(A run of records)

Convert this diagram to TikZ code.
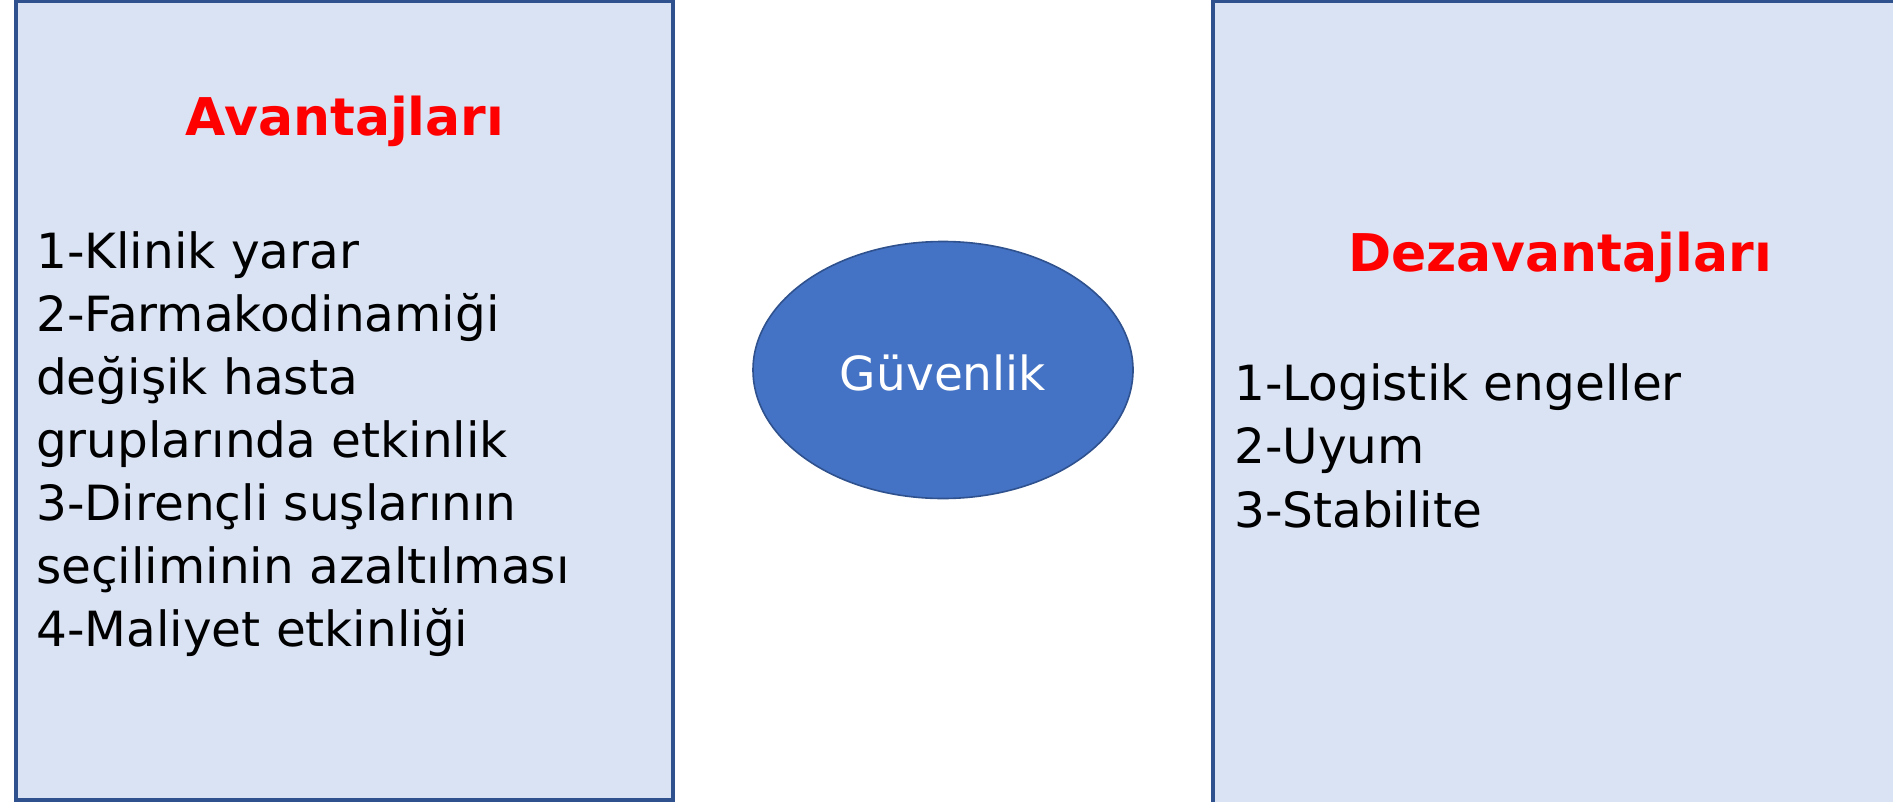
\documentclass[tikz,border=0pt]{standalone}
\usepackage{fontspec}
\setmainfont{DejaVu Sans}
\usetikzlibrary{shapes.geometric}
\definecolor{boxfill}{HTML}{DAE3F3}
\definecolor{boxline}{HTML}{2F528F}
\definecolor{ovalfill}{HTML}{4472C4}
\definecolor{titlered}{HTML}{FF0000}
\tikzset{
  panel/.style={draw=boxline, fill=boxfill, line width=3.2pt, rectangle, inner sep=0pt},
  oval/.style={ellipse, draw=boxline, fill=ovalfill, line width=1.6pt, inner sep=0pt},
  heading/.style={anchor=base, text=titlered, inner sep=0pt, font=\fontsize{52}{60}\selectfont\bfseries},
  itemline/.style={anchor=base west, inner sep=0pt, font=\fontsize{48.5}{63}\selectfont},
  ovaltext/.style={anchor=base, inner sep=0pt, text=white, font=\fontsize{47}{56}\selectfont}
}
\begin{document}
\begin{tikzpicture}[x=1pt,y=-1pt]
\useasboundingbox (0,0) rectangle (1893,801);
\clip (0,0) rectangle (1893,801);
% panels
\node[panel, minimum width=657pt, minimum height=799pt] (left) at (344.5,400.5) {};
\node[panel, minimum width=692pt, minimum height=814pt] (right) at (1559,408) {};
% central ellipse
\node[oval, minimum width=380pt, minimum height=257pt] (safety) at (943,370) {};
\node[ovaltext] (safetytext) at (943,390) {Güvenlik};
% headings
\node[heading] (adv) at (345,135) {Avantajları};
\node[heading] (disadv) at (1560,271) {Dezavantajları};
% left list
\node[itemline] (a1) at (36,268) {1-Klinik yarar};
\node[itemline] (a2) at (36,331) {2-Farmakodinamiği};
\node[itemline] (a3) at (36,394) {değişik hasta};
\node[itemline] (a4) at (36,457) {gruplarında etkinlik};
\node[itemline] (a5) at (36,520) {3-Dirençli suşlarının};
\node[itemline] (a6) at (36,583) {seçiliminin azaltılması};
\node[itemline] (a7) at (36,646) {4-Maliyet etkinliği};
% right list
\node[itemline] (d1) at (1234,400) {1-Logistik engeller};
\node[itemline] (d2) at (1234,463) {2-Uyum};
\node[itemline] (d3) at (1234,527) {3-Stabilite};
\end{tikzpicture}
\end{document}
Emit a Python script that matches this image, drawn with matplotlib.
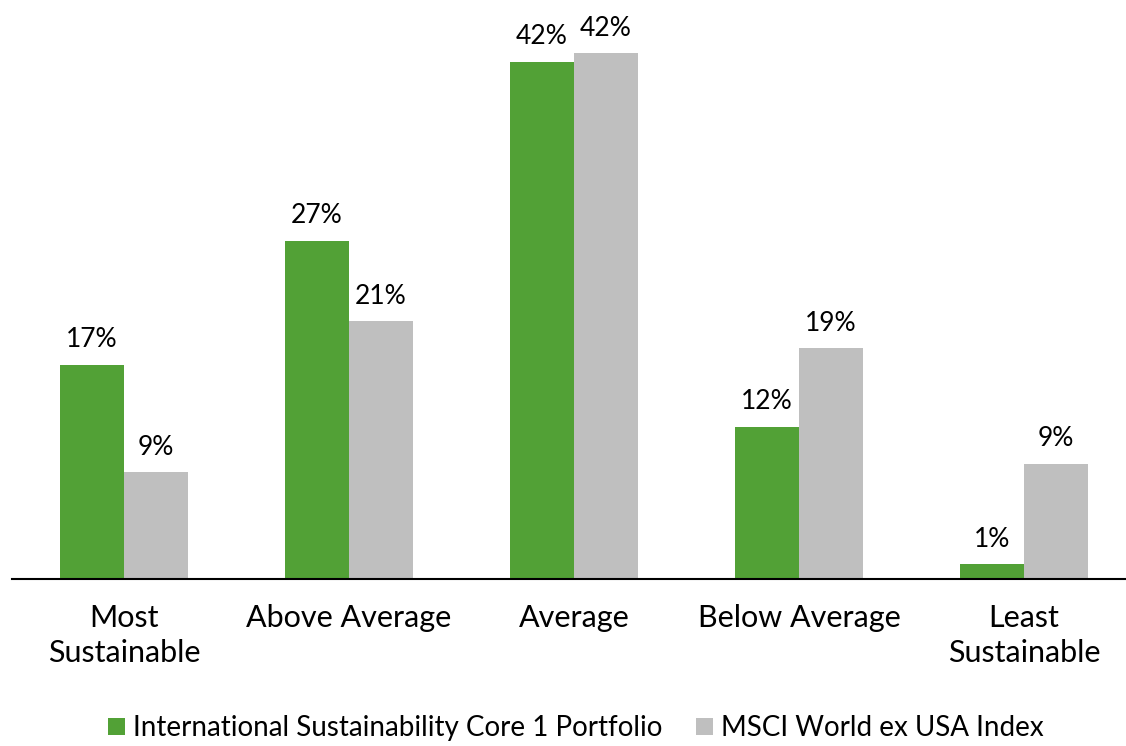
import numpy as np
import matplotlib.pyplot as plt

plt.rcParams['font.family'] = ['Lato', 'DejaVu Sans']

# data
categories = ["Most\nSustainable", "Above Average", "Average", "Below Average", "Least\nSustainable"]
portfolio = [17.3, 27.3, 41.7, 12.3, 1.2]
index_vals = [8.6, 20.8, 42.4, 18.6, 9.3]
series_names = ["International Sustainability Core 1 Portfolio", "MSCI World ex USA Index"]

GREEN = "#52A136"
GRAY = "#BFBFBF"
W = 0.284

fig = plt.figure(figsize=(11.26, 7.46), dpi=100)
ax = fig.add_axes([12 / 1126, 167 / 746, 1114 / 1126, 579 / 746])

x = np.arange(len(categories))
b1 = ax.bar(x - W / 2, portfolio, W, color=GREEN, label=series_names[0])
b2 = ax.bar(x + W / 2, index_vals, W, color=GRAY, label=series_names[1])

for bars, vals in [(b1, portfolio), (b2, index_vals)]:
    for rect, v in zip(bars, vals):
        ax.annotate(f"{v:.0f}%", (rect.get_x() + rect.get_width() / 2, rect.get_height()),
                    xytext=(0, 9), textcoords="offset points",
                    ha="center", va="bottom", fontsize=19)

ax.set_xlim(-0.498, 4.453)
ax.set_ylim(0, 46.7)
ax.set_xticks(x)
ax.set_xticklabels(categories, fontsize=22, linespacing=1.32)
ax.tick_params(axis="x", length=0, pad=18)
ax.set_yticks([])
for s in ["top", "left", "right"]:
    ax.spines[s].set_visible(False)
ax.spines["bottom"].set_linewidth(1.5)

fig.legend(handles=[b1, b2], loc="lower center", bbox_to_anchor=(0.5115, -0.027), ncol=2,
           frameon=False, fontsize=20, handlelength=0.6, handleheight=0.6,
           handletextpad=0.3, columnspacing=1.2)

fig.savefig("out.png", dpi=100)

> TASK TO CARRY OUT: Transcribe the entries above verbatim, omitting their pictures.

> EXPECTED ANSWER:
Convert this diagram to TikZ code.
\documentclass[tikz,border=0pt]{standalone}
\usepackage{fontspec}
\setmainfont{DejaVu Sans}
\usetikzlibrary{shapes.geometric}
\definecolor{boxfill}{HTML}{DAE3F3}
\definecolor{boxline}{HTML}{2F528F}
\definecolor{ovalfill}{HTML}{4472C4}
\definecolor{titlered}{HTML}{FF0000}
\tikzset{
  panel/.style={draw=boxline, fill=boxfill, line width=3.2pt, rectangle, inner sep=0pt},
  oval/.style={ellipse, draw=boxline, fill=ovalfill, line width=1.6pt, inner sep=0pt},
  heading/.style={anchor=base, text=titlered, inner sep=0pt, font=\fontsize{52}{60}\selectfont\bfseries},
  itemline/.style={anchor=base west, inner sep=0pt, font=\fontsize{48.5}{63}\selectfont},
  ovaltext/.style={anchor=base, inner sep=0pt, text=white, font=\fontsize{47}{56}\selectfont}
}
\begin{document}
\begin{tikzpicture}[x=1pt,y=-1pt]
\useasboundingbox (0,0) rectangle (1893,801);
\clip (0,0) rectangle (1893,801);
% panels
\node[panel, minimum width=657pt, minimum height=799pt] (left) at (344.5,400.5) {};
\node[panel, minimum width=692pt, minimum height=814pt] (right) at (1559,408) {};
% central ellipse
\node[oval, minimum width=380pt, minimum height=257pt] (safety) at (943,370) {};
\node[ovaltext] (safetytext) at (943,390) {Güvenlik};
% headings
\node[heading] (adv) at (345,135) {Avantajları};
\node[heading] (disadv) at (1560,271) {Dezavantajları};
% left list
\node[itemline] (a1) at (36,268) {1-Klinik yarar};
\node[itemline] (a2) at (36,331) {2-Farmakodinamiği};
\node[itemline] (a3) at (36,394) {değişik hasta};
\node[itemline] (a4) at (36,457) {gruplarında etkinlik};
\node[itemline] (a5) at (36,520) {3-Dirençli suşlarının};
\node[itemline] (a6) at (36,583) {seçiliminin azaltılması};
\node[itemline] (a7) at (36,646) {4-Maliyet etkinliği};
% right list
\node[itemline] (d1) at (1234,400) {1-Logistik engeller};
\node[itemline] (d2) at (1234,463) {2-Uyum};
\node[itemline] (d3) at (1234,527) {3-Stabilite};
\end{tikzpicture}
\end{document}
Emit a Python script that matches this image, drawn with matplotlib.
import numpy as np
import matplotlib.pyplot as plt

plt.rcParams['font.family'] = ['Lato', 'DejaVu Sans']

# data
categories = ["Most\nSustainable", "Above Average", "Average", "Below Average", "Least\nSustainable"]
portfolio = [17.3, 27.3, 41.7, 12.3, 1.2]
index_vals = [8.6, 20.8, 42.4, 18.6, 9.3]
series_names = ["International Sustainability Core 1 Portfolio", "MSCI World ex USA Index"]

GREEN = "#52A136"
GRAY = "#BFBFBF"
W = 0.284

fig = plt.figure(figsize=(11.26, 7.46), dpi=100)
ax = fig.add_axes([12 / 1126, 167 / 746, 1114 / 1126, 579 / 746])

x = np.arange(len(categories))
b1 = ax.bar(x - W / 2, portfolio, W, color=GREEN, label=series_names[0])
b2 = ax.bar(x + W / 2, index_vals, W, color=GRAY, label=series_names[1])

for bars, vals in [(b1, portfolio), (b2, index_vals)]:
    for rect, v in zip(bars, vals):
        ax.annotate(f"{v:.0f}%", (rect.get_x() + rect.get_width() / 2, rect.get_height()),
                    xytext=(0, 9), textcoords="offset points",
                    ha="center", va="bottom", fontsize=19)

ax.set_xlim(-0.498, 4.453)
ax.set_ylim(0, 46.7)
ax.set_xticks(x)
ax.set_xticklabels(categories, fontsize=22, linespacing=1.32)
ax.tick_params(axis="x", length=0, pad=18)
ax.set_yticks([])
for s in ["top", "left", "right"]:
    ax.spines[s].set_visible(False)
ax.spines["bottom"].set_linewidth(1.5)

fig.legend(handles=[b1, b2], loc="lower center", bbox_to_anchor=(0.5115, -0.027), ncol=2,
           frameon=False, fontsize=20, handlelength=0.6, handleheight=0.6,
           handletextpad=0.3, columnspacing=1.2)

fig.savefig("out.png", dpi=100)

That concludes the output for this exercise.